WASHINGTON—The job market took a big step toward healing in May, though plenty of damage remains, as a record level of hiring followed record layoffs in March and April.
The Labor Department reported Tuesday that the number of available jobs rose sharply as well, but remained far below pre-pandemic levels.
Hiring, meanwhile, plunged in April to 4 million, the lowest level since 2011, but jumped to 6.5 million in May. While that is the most hires on record dating back to 2000, it wasn't nearly enough to offset the roughly 19 million layoffs in March and April.
And whatever ground has been recaptured to this point is now being imperiled by a resurgence of COVID-19 cases throughout the South and West. Despite a solid rebound in employment, the job market remains badly damaged, both by mandatory lockdowns and the reluctance of people to again visit restaurants, theaters, or to travel freely, at least until a vaccine or an effective treatment for the virus is available.
The JOLTS report provides gross totals of hiring and layoffs, while the monthly jobs report, which also includes the unemployment rate, is a net figure of total jobs gained or lost.

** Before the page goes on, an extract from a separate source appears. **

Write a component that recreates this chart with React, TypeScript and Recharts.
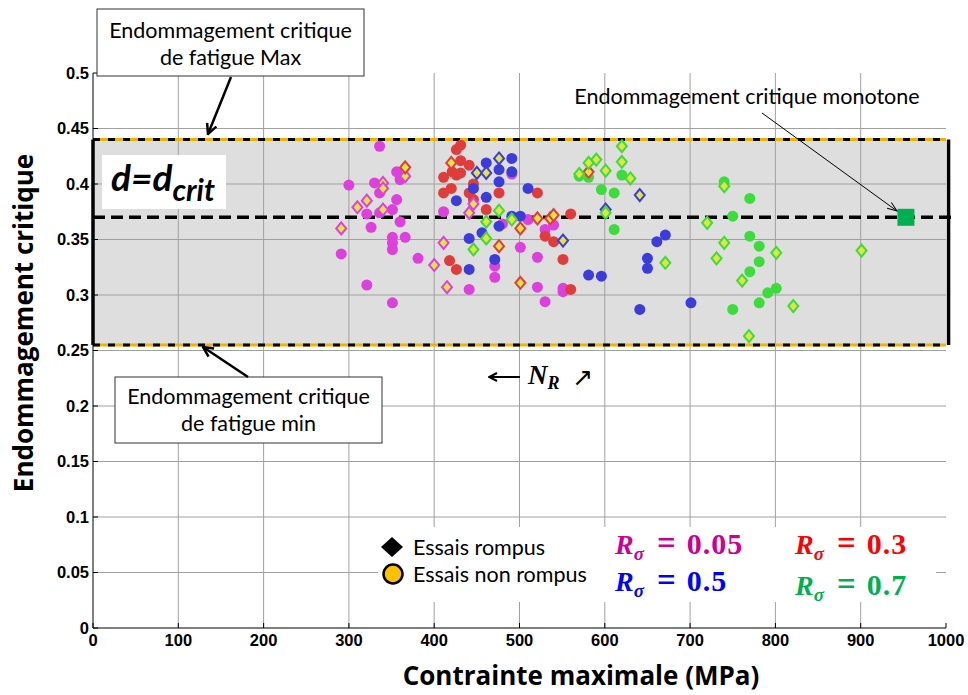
import React from "react";
import {
  ScatterChart,
  Scatter,
  XAxis,
  YAxis,
  ReferenceLine,
  ReferenceArea,
} from "recharts";

// axes
const xTicks = [0, 100, 200, 300, 400, 500, 600, 700, 800, 900, 1000];
const yTicks = [0, 0.05, 0.1, 0.15, 0.2, 0.25, 0.3, 0.35, 0.4, 0.45, 0.5];

// damage band (fatigue min / max) and critical value
const dMin = 0.255;
const dMax = 0.44;
const dCrit = 0.37;
const monotone = [{ x: 953, y: 0.37 }];

// R = 0.05 (magenta)
const r005Open = [
  [336, 0.434], [356, 0.411], [360, 0.404], [300, 0.399], [330, 0.401], [336, 0.392],
  [356, 0.386], [351, 0.377], [321, 0.373], [336, 0.374], [360, 0.366], [326, 0.361],
  [351, 0.352], [351, 0.347], [351, 0.341], [366, 0.352], [291, 0.337], [381, 0.333],
  [321, 0.309], [351, 0.293], [411, 0.375], [491, 0.409], [480, 0.364], [510, 0.368],
  [530, 0.359], [540, 0.363], [501, 0.343], [521, 0.334], [471, 0.326], [471, 0.316],
  [441, 0.305], [521, 0.307], [551, 0.306], [551, 0.303], [530, 0.294],
];
const r005Broken = [
  [340, 0.401], [340, 0.396], [321, 0.385], [310, 0.379], [340, 0.377], [366, 0.407],
  [291, 0.36], [411, 0.347], [400, 0.327], [415, 0.307], [446, 0.382], [441, 0.374],
];

// R = 0.3 (red)
const r03Open = [
  [411, 0.406], [411, 0.392], [418, 0.331], [431, 0.435], [426, 0.431], [431, 0.421],
  [441, 0.417], [421, 0.411], [431, 0.41], [426, 0.408], [446, 0.4], [420, 0.396],
  [441, 0.392], [446, 0.386], [476, 0.392], [521, 0.392], [461, 0.377], [560, 0.373],
  [530, 0.353], [540, 0.348], [551, 0.332], [426, 0.323], [560, 0.305],
];
const r03Broken = [
  [366, 0.415], [420, 0.419], [501, 0.36], [476, 0.344], [521, 0.369], [536, 0.369],
  [540, 0.372], [501, 0.311], [581, 0.411],
];

// R = 0.5 (blue)
const r05Open = [
  [491, 0.423], [461, 0.419], [476, 0.413], [491, 0.411], [476, 0.402], [446, 0.396],
  [426, 0.385], [461, 0.388], [510, 0.396], [491, 0.371], [501, 0.371], [476, 0.362],
  [456, 0.356], [441, 0.351], [471, 0.332], [441, 0.323], [581, 0.318], [596, 0.317],
  [671, 0.354], [661, 0.348], [650, 0.333], [650, 0.324], [641, 0.287], [701, 0.293],
];
const r05Broken = [
  [476, 0.423], [450, 0.41], [461, 0.41], [551, 0.349], [641, 0.39], [601, 0.377],
];

// R = 0.7 (green)
const r07Open = [
  [570, 0.407], [581, 0.406], [620, 0.408], [596, 0.395], [611, 0.392], [611, 0.359],
  [740, 0.402], [770, 0.387], [750, 0.371], [770, 0.353], [781, 0.344], [781, 0.33],
  [770, 0.321], [801, 0.306], [791, 0.302], [781, 0.293], [750, 0.287],
];
const r07Broken = [
  [476, 0.376], [461, 0.366], [461, 0.351], [446, 0.341], [491, 0.368], [620, 0.434],
  [590, 0.422], [581, 0.419], [620, 0.42], [601, 0.412], [570, 0.409], [630, 0.405],
  [601, 0.374], [671, 0.329], [740, 0.398], [720, 0.365], [740, 0.347], [731, 0.333],
  [801, 0.338], [761, 0.313], [821, 0.29], [901, 0.34], [769, 0.263],
];

const toPts = (arr: number[][]) => arr.map(([x, y]) => ({ x, y }));

const MAGENTA = "#dd40dd";
const RED = "#e03c3c";
const BLUE = "#3c3cdc";
const GREEN = "#3cdc3c";
const DIAMOND_FILL = "#e4e440";

const circle = (color: string) => (p: any) =>
  <circle cx={p.cx} cy={p.cy} r={5.5} fill={color} />;

const diamond = (color: string) => (p: any) => (
  <polygon
    points={`${p.cx},${p.cy - 6} ${p.cx + 5},${p.cy} ${p.cx},${p.cy + 6} ${p.cx - 5},${p.cy}`}
    fill={DIAMOND_FILL}
    stroke={color}
    strokeWidth={2}
  />
);

const square = (p: any) =>
  <rect x={p.cx - 8.5} y={p.cy - 8.5} width={17} height={17} fill="#00b050" />;

const tickStyle = {
  fontFamily: "Liberation Sans, Arial",
  fontWeight: "bold" as const,
  fontSize: 16.5,
  fill: "#000",
};

const serif = "Liberation Serif, DejaVu Serif";
const sans = "Lato, Noto Sans";
const titleFont = "Open Sans, Lato";

function RLabel({ x, y, color, value }: { x: number; y: number; color: string; value: string }) {
  return (
    <text x={x} y={y} fill={color} fontFamily={serif} fontWeight="bold" fontSize={28}>
      <tspan fontStyle="italic">R</tspan>
      <tspan fontStyle="italic" fontSize={19} dy={6}>σ</tspan>
      <tspan dy={-6} dx={13} fontSize={33}>=</tspan>
      <tspan dx={11} fontSize={30} letterSpacing={1}>{value}</tspan>
    </text>
  );
}

export default function App() {
  return (
    <div style={{ position: "absolute", left: 0, top: 0, width: 968, height: 695, background: "#fff" }}>
      <ScatterChart
        width={968}
        height={695}
        margin={{ top: 73, right: 22, bottom: 37, left: 53 }}
      >
        <XAxis
          type="number"
          dataKey="x"
          domain={[0, 1000]}
          ticks={xTicks}
          height={30}
          tick={tickStyle}
          tickSize={-5}
          tickMargin={11}
          stroke="#000"
          allowDataOverflow
        />
        <XAxis
          xAxisId="top"
          orientation="top"
          type="number"
          domain={[0, 1000]}
          ticks={xTicks}
          height={0}
          tick={false}
          tickSize={-5}
          stroke="#000"
        />
        <YAxis
          type="number"
          dataKey="y"
          domain={[0, 0.5]}
          ticks={yTicks}
          width={40}
          tick={tickStyle}
          tickSize={-5}
          tickMargin={9}
          stroke="#000"
          allowDataOverflow
        />
        <YAxis
          yAxisId="right"
          orientation="right"
          type="number"
          domain={[0, 0.5]}
          ticks={yTicks}
          width={0}
          tick={false}
          tickSize={-5}
          stroke="#000"
        />

        <ReferenceArea x1={0} x2={1000} y1={dMin} y2={dMax} fill="#dedede" fillOpacity={1} stroke="none" />

        {xTicks.slice(1, -1).map((t) => (
          <ReferenceLine key={"gx" + t} x={t} stroke="#a0a0a0" strokeWidth={1} />
        ))}
        {yTicks.slice(1, -1).map((t) => (
          <ReferenceLine key={"gy" + t} y={t} stroke="#a0a0a0" strokeWidth={1} />
        ))}

        {[dMin, dMax].map((v) => (
          <ReferenceLine key={"by" + v} y={v} stroke="#f0b400" strokeWidth={3} />
        ))}
        {[dMin, dMax].map((v) => (
          <ReferenceLine key={"bd" + v} y={v} stroke="#000" strokeWidth={3} strokeDasharray="7 8" />
        ))}
        <ReferenceLine
          segment={[{ x: 0, y: dMin }, { x: 0, y: dMax }]}
          stroke="#000"
          strokeWidth={3.5}
          ifOverflow="visible"
        />
        <ReferenceLine
          segment={[{ x: 1003, y: dMin }, { x: 1003, y: dMax }]}
          stroke="#000"
          strokeWidth={3.5}
          ifOverflow="visible"
        />
        <ReferenceLine
          segment={[{ x: 0, y: dCrit }, { x: 1012, y: dCrit }]}
          stroke="#000"
          strokeWidth={3.5}
          strokeDasharray="12 6"
          ifOverflow="visible"
        />

        <Scatter data={toPts(r005Open)} shape={circle(MAGENTA)} isAnimationActive={false} />
        <Scatter data={toPts(r03Open)} shape={circle(RED)} isAnimationActive={false} />
        <Scatter data={toPts(r05Open)} shape={circle(BLUE)} isAnimationActive={false} />
        <Scatter data={toPts(r07Open)} shape={circle(GREEN)} isAnimationActive={false} />
        <Scatter data={toPts(r005Broken)} shape={diamond(MAGENTA)} isAnimationActive={false} />
        <Scatter data={toPts(r03Broken)} shape={diamond(RED)} isAnimationActive={false} />
        <Scatter data={toPts(r05Broken)} shape={diamond(BLUE)} isAnimationActive={false} />
        <Scatter data={toPts(r07Broken)} shape={diamond(GREEN)} isAnimationActive={false} />
        <Scatter data={monotone} shape={square} isAnimationActive={false} />
      </ScatterChart>

      <svg
        width={968}
        height={695}
        style={{ position: "absolute", left: 0, top: 0, pointerEvents: "none" }}
      >
        <defs>
          <marker id="head" viewBox="0 0 10 10" refX="9" refY="5" markerWidth="5" markerHeight="5" orient="auto">
            <path d="M1,1 L9,5 L1,9" fill="none" stroke="#000" strokeWidth={2} />
          </marker>
          <marker id="thin" viewBox="0 0 10 10" refX="9" refY="5" markerWidth="12" markerHeight="12" orient="auto">
            <path d="M1,2 L9,5 L1,8" fill="none" stroke="#000" strokeWidth={0.8} />
          </marker>
        </defs>

        {/* axis titles */}
        <text
          x={581}
          y={685}
          textAnchor="middle"
          fontFamily={titleFont}
          fontWeight="bold"
          fontSize={26}
        >
          Contrainte maximale (MPa)
        </text>
        <text
          transform="translate(33,323) rotate(-90)"
          textAnchor="middle"
          fontFamily={titleFont}
          fontWeight="bold"
          fontSize={26}
        >
          Endommagement critique
        </text>

        {/* fatigue max */}
        <rect x={97} y={9} width={267} height={67} fill="#fff" stroke="#333" />
        <text x={230.5} y={38} textAnchor="middle" fontFamily={sans} fontSize={21.5}>
          Endommagement critique
        </text>
        <text x={230.5} y={65} textAnchor="middle" fontFamily={sans} fontSize={21.5}>
          de fatigue Max
        </text>
        <line x1={231} y1={77} x2={208} y2={134} stroke="#000" strokeWidth={2.5} markerEnd="url(#head)" />

        {/* fatigue min */}
        <rect x={115} y={377} width={267} height={66} fill="#fff" stroke="#333" />
        <text x={248.5} y={404} textAnchor="middle" fontFamily={sans} fontSize={21.5}>
          Endommagement critique
        </text>
        <text x={248.5} y={431} textAnchor="middle" fontFamily={sans} fontSize={21.5}>
          de fatigue min
        </text>
        <line x1={248} y1={377} x2={203} y2={347} stroke="#000" strokeWidth={2.5} markerEnd="url(#head)" />

        {/* d = d_crit */}
        <rect x={102} y={155} width={124} height={54} fill="#fff" />
        <text x={111} y={191} fontFamily={sans} fontWeight="bold" fontStyle="italic" fontSize={37}>
          d=d
          <tspan fontSize={30} dy={10}>crit</tspan>
        </text>

        {/* monotone */}
        <text x={747} y={104} textAnchor="middle" fontFamily={sans} fontSize={21.5}>
          Endommagement critique monotone
        </text>
        <line x1={762} y1={113} x2={897} y2={211} stroke="#000" strokeWidth={1} markerEnd="url(#thin)" />

        {/* N_R */}
        <line x1={520} y1={377} x2={489} y2={377} stroke="#000" strokeWidth={2} markerEnd="url(#head)" />
        <text x={528} y={384} fontFamily={serif} fontWeight="bold" fontStyle="italic" fontSize={27}>
          N
          <tspan fontSize={18} dy={5}>R</tspan>
        </text>
        <text x={572} y={386} fontFamily="DejaVu Sans" fontSize={25}>↗</text>

        {/* legend */}
        <rect x={378} y={527} width={558} height={75} fill="#fff" />
        <polygon points="392,537 403,547 392,557 381,547" fill="#000" />
        <circle cx={393} cy={574} r={9.5} fill="#ffc000" stroke="#000" strokeWidth={2.5} />
        <text x={413} y={555} fontFamily={sans} fontSize={21.5}>Essais rompus</text>
        <text x={413} y={582} fontFamily={sans} fontSize={21.5}>Essais non rompus</text>

        <RLabel x={615} y={554} color="#cc0099" value="0.05" />
        <RLabel x={795} y={554} color="#ff0000" value="0.3" />
        <RLabel x={615} y={591} color="#0000ff" value="0.5" />
        <RLabel x={795} y={595} color="#00b050" value="0.7" />
      </svg>
    </div>
  );
}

On Thursday, the jobs report showed that employers added a net total of 4.8 million jobs in June, after a gain of 2.7 million in May. Even those huge net gains recaptured only one-third of jobs lost in March and April and the unemployment rate is 11.1 percent, down from its April and May levels but otherwise higher than at any time since the Depression.
Employers advertised 5.4 million jobs in May, about 10 percent higher than in April, but still below pre-pandemic levels of about 7 million.